Por fim, a dominação de Obama se caracteriza pela dosagem do caráter carismático e racional, mas podemos perceber traços do aspecto tradicional em sua relação com a igreja e família. Em seu discurso podemos perceber a tradição de “perguntas e respostas”, substituindo o “Alleluia” pelo lema de campanha “Yes, we can”. Quando discursando entre eleitorado negro, percebemos a musicalidade das respostas mais forte, cadenciada. O aspecto tradicional é exercido então principalmente pelos “dominados”, que personificam em Obama a figura desse pregador, pastor protestante, figura importante na Igreja americana e na cultura negra, tradição a qual Obama pretende se vincular.

Esse aspecto religioso mais exagerado acabou sendo negado por Obama, que, como princípio dos democratas, defende a divisão entre Estado e Igreja. Assim ele romperia com aquele que foi seu pastor por 20 anos, Jeremiah Wright, após a descoberta pela mídia de vários sermões controversos.

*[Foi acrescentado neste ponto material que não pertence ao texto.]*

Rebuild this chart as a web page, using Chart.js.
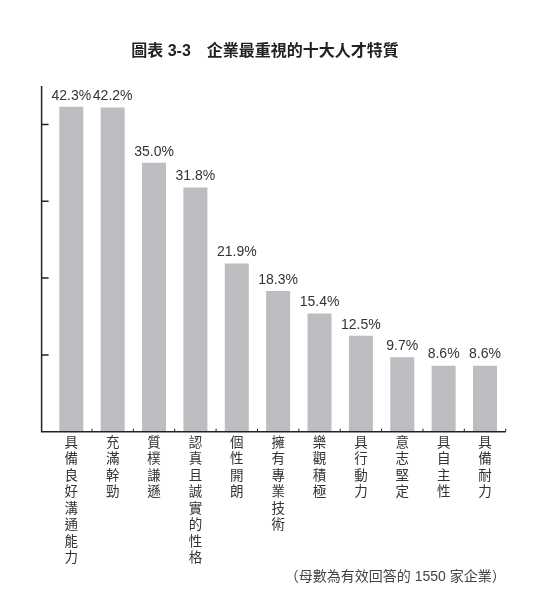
<!DOCTYPE html>
<html>
<head>
<meta charset="utf-8">
<script src="https://cdn.jsdelivr.net/npm/chart.js@4"></script>
<style>
  html, body { margin: 0; padding: 0; background: #fff; }
  #wrap { width: 540px; height: 608px; }
</style>
</head>
<body>
<div id="wrap"><canvas id="barchart" width="540" height="608"></canvas></div>
<script>
"use strict";

var categories = ['具備良好溝通能力', '充滿幹勁', '質樸謙遜', '認真且誠實的性格', '個性開朗',
    '擁有專業技術', '樂觀積極', '具行動力', '意志堅定', '具自主性', '具備耐力'];
var percents = [42.3, 42.2, 35.0, 31.8, 21.9, 18.3, 15.4, 12.5, 9.7, 8.6, 8.6];
var yTicks = [10, 20, 30, 40];
var yMax = 45;

var fontFamily = '"Liberation Sans", Arial, "Noto Sans CJK TC", sans-serif';
var textColor = '#333333';

// draw value labels above each bar
var valueLabels = {
    id: 'valueLabels',
    afterDatasetsDraw: function (chart) {
        var ctx = chart.ctx;
        var meta = chart.getDatasetMeta(0);
        ctx.save();
        ctx.font = '14px ' + fontFamily;
        ctx.fillStyle = textColor;
        ctx.textAlign = 'center';
        ctx.textBaseline = 'bottom';
        meta.data.forEach(function (bar, i) {
            ctx.fillText(percents[i].toFixed(1) + '%', bar.x, bar.y - 4);
        });
        ctx.restore();
    }
};

// axis lines with inward ticks
var axisLines = {
    id: 'axisLines',
    afterDraw: function (chart) {
        var ctx = chart.ctx;
        var area = chart.chartArea;
        var x = chart.scales.x;
        var y = chart.scales.y;
        var axisX = area.left - 9;
        ctx.save();
        ctx.strokeStyle = '#222222';
        ctx.lineWidth = 1.5;
        ctx.beginPath();
        ctx.moveTo(axisX, y.getPixelForValue(yMax));
        ctx.lineTo(axisX, area.bottom);
        ctx.lineTo(area.right, area.bottom);
        ctx.stroke();

        ctx.beginPath();
        yTicks.forEach(function (v) {
            var py = y.getPixelForValue(v);
            ctx.moveTo(axisX, py);
            ctx.lineTo(axisX + 7, py);
        });
        ctx.stroke();

        ctx.lineWidth = 1;
        ctx.beginPath();
        for (var i = 1; i <= categories.length; i++) {
            var px = i < categories.length
                ? (x.getPixelForValue(i - 1) + x.getPixelForValue(i)) / 2
                : area.right;
            ctx.moveTo(px, area.bottom);
            ctx.lineTo(px, area.bottom - 3);
        }
        ctx.stroke();
        ctx.restore();
    }
};

var ctx = document.getElementById('barchart').getContext('2d');
var myChart = new Chart(ctx, {
    type: 'bar',
    data: {
        labels: categories.map(function (c) { return c.split(''); }),
        datasets: [{
            data: percents,
            backgroundColor: '#bcbdc0',
            borderWidth: 0,
            barPercentage: 0.58,
            categoryPercentage: 1
        }]
    },
    options: {
        responsive: false,
        animation: false,
        layout: {
            padding: { left: 24.3, right: 34.3, top: 0, bottom: 0 }
        },
        scales: {
            x: {
                grid: { display: false, drawTicks: false },
                border: { display: false },
                ticks: {
                    autoSkip: false,
                    maxRotation: 0,
                    minRotation: 0,
                    padding: 3,
                    color: textColor,
                    font: { family: fontFamily, size: 13.5, lineHeight: '16.5px' }
                },
                afterFit: function (scale) { scale.height = 134; }
            },
            y: {
                min: 0,
                max: yMax,
                grid: { display: false, drawTicks: false },
                border: { display: false },
                ticks: { display: false },
                afterFit: function (scale) { scale.width = 26.3; }
            }
        },
        plugins: {
            legend: { display: false },
            tooltip: { enabled: false },
            title: {
                display: true,
                text: '圖表 3-3　企業最重視的十大人才特質',
                color: '#222222',
                font: { family: fontFamily, size: 16, weight: 'bold', lineHeight: 1.2 },
                padding: { top: 42, bottom: 24.8 }
            },
            subtitle: {
                display: true,
                position: 'bottom',
                align: 'end',
                text: '（母數為有效回答的 1550 家企業）',
                color: '#444444',
                font: { family: fontFamily, size: 14, lineHeight: 1.2 },
                padding: { top: 2.9, bottom: 22.6 }
            }
        }
    },
    plugins: [valueLabels, axisLines]
});
</script>
</body>
</html>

E interessante notar que 78% da comunidade judaica votou em Obama (segundo CNN), e através de vídeos no portal da campanha, fica claro que Obama, apesar de ser católico e mulato, representa valores defendidos pela comunidade judaica.

No aspecto tradicional familiar, Obama reforça os valores familiares, seu papel de pai de família, reforçando que nos EUA “devemos cuidar uns dos outros como irmãos”; a obrigação de preparar a vida para as próximas gerações; exaltando a importância de suas filhas e, principalmente, da participação hiper ativa de sua mulher, Michelle Obama, na campanha.

Obama me pareceu um perfeito exemplo weberiano. E minha hipótese se resume a constatação de que ele é um líder que pretende uma legitima dominação racional/legal e a conseguiu. Mas com uma forte ajuda de aspectos carismáticos, e um pouco de aspectos tradicionais.